The Limits of the Relational Analogy

If Bonhoeffer is correct, then attempting to illustrate the divine Trinity from even the most harmonious and loving human marriage disrupts the paradigm of grace. This does not mean one may never move conceptually from the imago dei back toward Deum, but in doing so, the theologian must cringe at himself and his tradition and constantly remember to resist hurried conclusions.

This is why transcendence-oriented theologians refer so often to the concepts of analogy, apophaticism, and eschatological reserve, as well as the doctrines of grace, revelation, and progressive sanctification. We do not have space here to unpack these concepts and doctrines, but to note they demand humility in the theological task. (See Keith Whitfield's forthcoming Trinitarian Theology for more).

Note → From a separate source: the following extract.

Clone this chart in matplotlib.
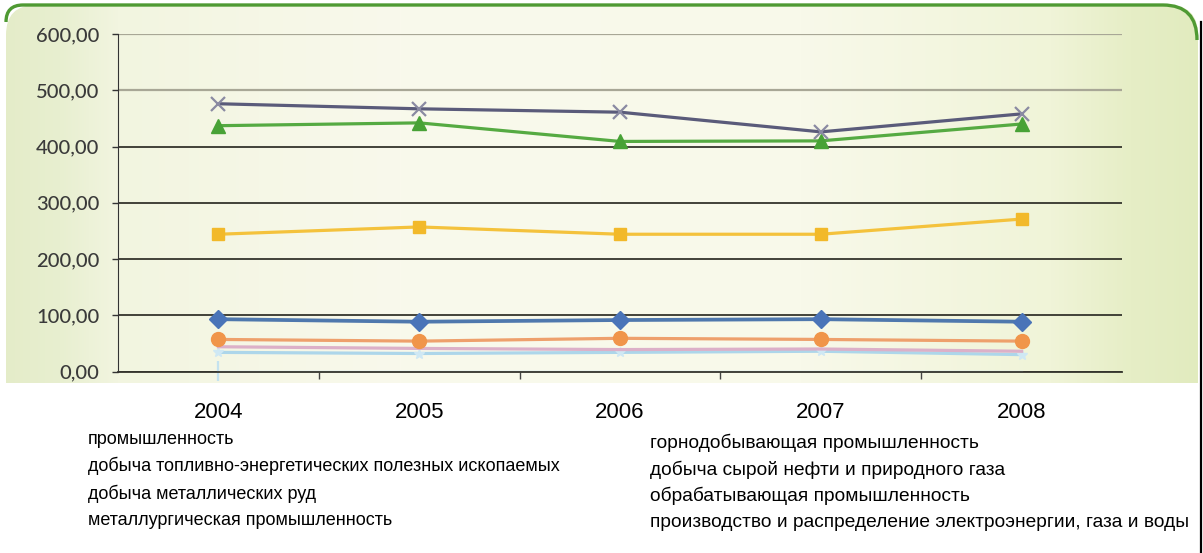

This is not intended to discourage those following the ERA theologians, but to highlight those same theologians when they warn against injudicious correlations between creation and Creator. As Grudem states, "It is best to conclude that no analogy adequately teaches about the Trinity, and all are misleading in significant ways" (Bible Doctrine, 111). Grudem is on solid ground both in using analogies and in warning against analogies.

An analogy consists of both a conjunction and a disjunction between the object and its comparison. The key is determining where the conjunction ends and the disjunction begins. This is not easy to do, but it is necessary.

The Relations in 1 Corinthians 11:3

For instance, in 1 Corinthians 11:3, analogies are drawn between three headships: Christ and man, man and wife, and God and Christ. The difficulty is in determining how the three headships correlate. Do they correlate? Absolutely! But disagreements may occur among well-meaning exegetes over their exact conjunction and disjunction. Exegetical disagreements may be manifested in at least three places.

First, the ordering of the headships are significant, but in what way? If a primarily hierarchical or "chain-of-being" approach was intended, why did Paul (and the Holy Spirit) not place the third pair first, the first second, and the second third? Against those who would stress a tight conjunction, it must be stated that the headships are analogous rather than univocal. But against those who would stress a loose disjunction, it must be stated that the headships are analogous rather than equivocal.

Second, with regard to the question of gender relations, which analogy is to receive primary attention when comparing man and wife: Christ and man? Or God and Christ? And what does the comparison intend? In the longer comparison drawn in Ephesians 5, the emphasis is not on Christ and the man, or on God and Christ, but on Christ and the church, a comparison not made in 1 Corinthians 11:3. This suggests further canonical exegesis is required when correlating the Trinity and human marriage. (Moreover, 1 Cor 11:3 should be read in the context of 1 Cor 11:2-16.)

Third, the relations themselves are not identical. While there is a headship in each relation, each is characterized by its own properties. The relation between man and wife is copulative, while that between God and Christ is generative, and that between Christ and man is creative. To misconstrue the relations among the headships would create not only theological but ethical chaos.

This example suggests there are significant exegetical qualifications required before drawing anthropological conclusions from analogies. The relations of authority analogy is helpful and necessary, since it is divinely revealed. But it must be utilized within its appropriate limits.